Anthony Stevens (pictured below) is the founder and CEO of Digital Asset Ventures and co-author of Chasing Digital: A Playbook for the New Economy. In this guest post, Steven’s talks the value of pivoting when transforming any business digitally..
The word ‘pivot’ denotes a rapid change from one strategy to another, which quite often involves changing your business’s original strategy, its target market and its pricing. Most pre-digital incumbents don’t pivot, and perhaps don’t even know how to.
The pivot is mainly about risk and reward. Those making the decisions recognise that to continue as they are will yield a lower likelihood of long-term success. When a start-up pivots, it effectively abandons everything to do with its past strategy and approach in favour of a new direction.
It makes sense in this context, as there isn’t much for the start-up to lose, and keeping both strategies running in parallel would be an expensive distraction and would likely create confusion for prospective customers. But for an established business, the pivot requires deeper consideration, as millions (or billions) of dollars in revenue and thousands of jobs may be at stake.
How do you pivot with losing momentum?
So, as the leader of an established business, the question you need to ask is: how do we pivot without compromising our entire operation? A successful pivot would, in the medium term, mean changing the nature of the product or service offered to meet new and emerging demands, while in the short term continuing to exploit current resources and investments.

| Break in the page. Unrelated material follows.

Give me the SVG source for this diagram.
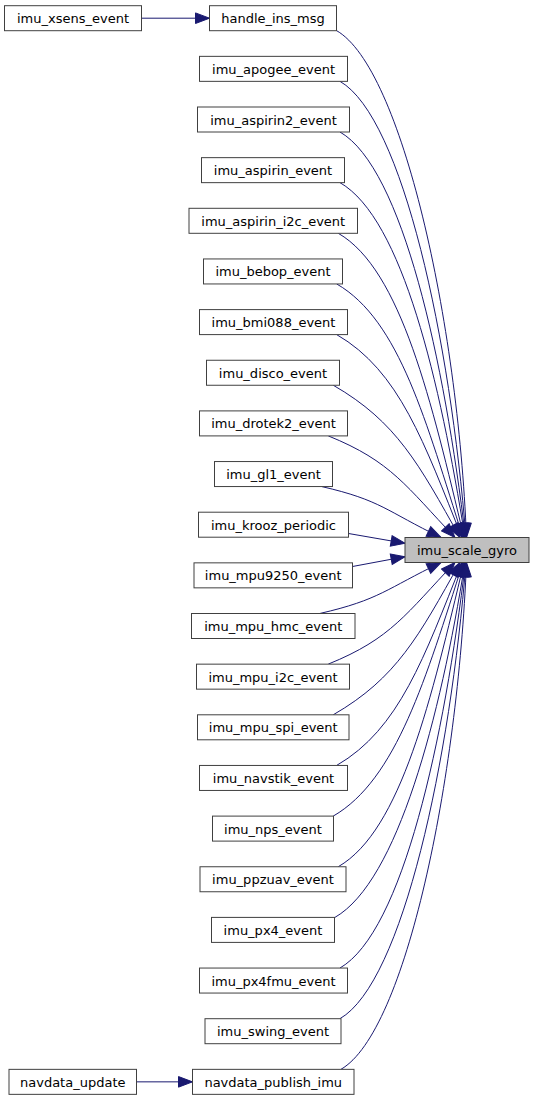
<svg xmlns="http://www.w3.org/2000/svg" width="535" height="1101" viewBox="0 0 535 1101">
<style>
.n rect{fill:#ffffff;stroke:#404040;stroke-width:1}
.n.hl rect{fill:#bfbfbf}
.n text{font-family:"DejaVu Sans",sans-serif;font-size:13px;fill:#000000;text-anchor:middle}
#edges path{fill:none;stroke:#191970;stroke-width:1;marker-end:url(#ah)}
</style>
<defs>
<marker id="ah" markerUnits="userSpaceOnUse" markerWidth="16" markerHeight="12.6" viewBox="-1 -1 16 12.6" refX="14" refY="5.3" orient="auto">
<path d="M0,0L14,5.3L0,10.6z" fill="#191970" stroke="#191970" stroke-width="1"/>
</marker>
</defs>
<rect width="535" height="1101" fill="#ffffff"/>
<g id="edges">
<path d="M141.5,18.2L209.5,18.2"/>
<path d="M136.5,1081.85L192.5,1081.85"/>
<path d="M336.7,30.7C401.6,68.2 457.8,320.8 466.5,537.5"/>
<path d="M340,81.35C403,117.7 450.2,341.1 466,537.5"/>
<path d="M340,132C402.8,168.2 444.4,361.4 465.5,537.5"/>
<path d="M340,182.65C402.5,218.7 440.1,381.8 465,537.5"/>
<path d="M338.3,233.3C401.2,269.6 431.6,402.2 464,537.5"/>
<path d="M336.7,283.95C399.9,320.4 426.2,422.8 463,537.5"/>
<path d="M336.7,334.6C399.4,370.8 424.3,443.3 462,537.5"/>
<path d="M333.3,385.25C396.7,421.8 419,464.3 460,537.5"/>
<path d="M328.3,435.9C391.7,461.5 406.4,486.7 455,537.5"/>
<path d="M321.7,486.55C381.4,500.3 386,511 441,537.5"/>
<path d="M348.5,533.5L405,543.3"/>
<path d="M352.5,566.5L405,556.7"/>
<path d="M320,613.45C379.7,599.7 386,589 441,562.5"/>
<path d="M328.3,664.1C391.7,638.5 406.4,613.3 455,562.5"/>
<path d="M333.3,714.75C396.7,678.2 419,635.7 460,562.5"/>
<path d="M336.7,765.4C399.4,729.2 424.3,656.7 462,562.5"/>
<path d="M333.3,816.05C396.5,779.6 426.2,677.2 463,562.5"/>
<path d="M338.3,866.7C401.2,830.4 431.6,697.8 464,562.5"/>
<path d="M335,917.35C397.5,881.3 440.1,718.2 465,562.5"/>
<path d="M340,968C402.8,931.8 444.4,738.6 465.5,562.5"/>
<path d="M340,1018.65C403,982.3 450.2,758.9 466,562.5"/>
<path d="M341,1069.3C405.9,1031.8 457.8,779.2 466.5,562.5"/>
</g>
<g id="imu_xsens_event" class="n"><rect x="4.5" y="5.7" width="137" height="25"/><text x="73" y="23.2">imu_xsens_event</text></g>
<g id="handle_ins_msg" class="n"><rect x="209.5" y="5.7" width="127" height="25"/><text x="273" y="23.2">handle_ins_msg</text></g>
<g id="imu_apogee_event" class="n"><rect x="199.5" y="56.35" width="148" height="25"/><text x="273.5" y="73.85">imu_apogee_event</text></g>
<g id="imu_aspirin2_event" class="n"><rect x="197.5" y="107" width="152" height="25"/><text x="273.5" y="124.5">imu_aspirin2_event</text></g>
<g id="imu_aspirin_event" class="n"><rect x="201.5" y="157.65" width="143" height="25"/><text x="273" y="175.15">imu_aspirin_event</text></g>
<g id="imu_aspirin_i2c_event" class="n"><rect x="189" y="208.3" width="168.5" height="25"/><text x="273.25" y="225.8">imu_aspirin_i2c_event</text></g>
<g id="imu_bebop_event" class="n"><rect x="203.5" y="258.95" width="139" height="25"/><text x="273" y="276.45">imu_bebop_event</text></g>
<g id="imu_bmi088_event" class="n"><rect x="199.5" y="309.6" width="148" height="25"/><text x="273.5" y="327.1">imu_bmi088_event</text></g>
<g id="imu_disco_event" class="n"><rect x="206.5" y="360.25" width="133" height="25"/><text x="273" y="377.75">imu_disco_event</text></g>
<g id="imu_drotek2_event" class="n"><rect x="199.5" y="410.9" width="148" height="25"/><text x="273.5" y="428.4">imu_drotek2_event</text></g>
<g id="imu_gl1_event" class="n"><rect x="214.5" y="461.55" width="118" height="25"/><text x="273.5" y="479.05">imu_gl1_event</text></g>
<g id="imu_krooz_periodic" class="n"><rect x="198.5" y="512.2" width="150" height="25"/><text x="273.5" y="529.7">imu_krooz_periodic</text></g>
<g id="imu_scale_gyro" class="n hl"><rect x="405" y="537.5" width="124" height="25"/><text x="467" y="555">imu_scale_gyro</text></g>
<g id="imu_mpu9250_event" class="n"><rect x="194" y="562.85" width="158.5" height="25"/><text x="273.25" y="580.35">imu_mpu9250_event</text></g>
<g id="imu_mpu_hmc_event" class="n"><rect x="191.5" y="613.5" width="163.5" height="25"/><text x="273.25" y="631">imu_mpu_hmc_event</text></g>
<g id="imu_mpu_i2c_event" class="n"><rect x="196.5" y="664.15" width="153" height="25"/><text x="273" y="681.65">imu_mpu_i2c_event</text></g>
<g id="imu_mpu_spi_event" class="n"><rect x="197.5" y="714.8" width="151.5" height="25"/><text x="273.25" y="732.3">imu_mpu_spi_event</text></g>
<g id="imu_navstik_event" class="n"><rect x="199.5" y="765.45" width="148" height="25"/><text x="273.5" y="782.95">imu_navstik_event</text></g>
<g id="imu_nps_event" class="n"><rect x="212.5" y="816.1" width="121" height="25"/><text x="273" y="833.6">imu_nps_event</text></g>
<g id="imu_ppzuav_event" class="n"><rect x="200" y="866.75" width="146" height="25"/><text x="273" y="884.25">imu_ppzuav_event</text></g>
<g id="imu_px4_event" class="n"><rect x="211.5" y="917.4" width="123" height="25"/><text x="273" y="934.9">imu_px4_event</text></g>
<g id="imu_px4fmu_event" class="n"><rect x="199.5" y="968.05" width="148" height="25"/><text x="273.5" y="985.55">imu_px4fmu_event</text></g>
<g id="imu_swing_event" class="n"><rect x="205" y="1018.7" width="136" height="25"/><text x="273" y="1036.2">imu_swing_event</text></g>
<g id="navdata_publish_imu" class="n"><rect x="192.5" y="1069.35" width="161.5" height="25"/><text x="273.25" y="1086.85">navdata_publish_imu</text></g>
<g id="navdata_update" class="n"><rect x="9" y="1069.35" width="127.5" height="25"/><text x="72.75" y="1086.85">navdata_update</text></g>
</svg>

It becomes a juggling act of sorts that involves digitally optimising your existing economic engine, so as to squeeze as much as possible out of it, while building out your new economic growth engine to meet new demands. I refer to these two engines as Engine A and Engine B. The idea is to serve your current customers while also building out the capabilities to meet the needs of your future customers, even if these sets of customers are the same.
From A to B: Why two engines are better than one
Innovation consultant Scott Anthony refers to this approach as dual transformation. It is essential to make the distinction between your Engine A and Engine B, because monolithic transformation is simply too big a task when you’re dealing with thousands of employees, expectant shareholders and legacy systems. This twofold approach has its own challenges and complexities, but will help you create an organisational design that remains relevant well into the digital future.
Two engines are better than one if you want your business to stay in the air. Over time, resources should move from Engine A – your current economic engine – to Engine B, which is focused solely on creating new revenue streams. This will help drive scale.
There are four key areas you need to focus on with regard to Engine B:
- Support and empower your Engine B team. While your Engine B team should have complete autonomy, it should also leverage the capabilities, IP and resources of your core business. Your objective is that Engine B will eventually become your primary economic engine, so make sure you give it the right fuel to get out of first gear.
- Software will be at the heart of your value and delivery model. Software allows your business to scale exponentially and allows people to focus on high-value activities, such as customer relationships.
- A data-driven leadership mindset is key. Data’s ability to help drive operational performance or create new revenue streams is critical. Think about data first and everything else afterwards.
- Start on the demand side of your business. It has never been easier for your competitors to reach your customers, and for your customers to buy from your competitors. Therefore, it is now more critical than ever to focus your Engine B on your end customer.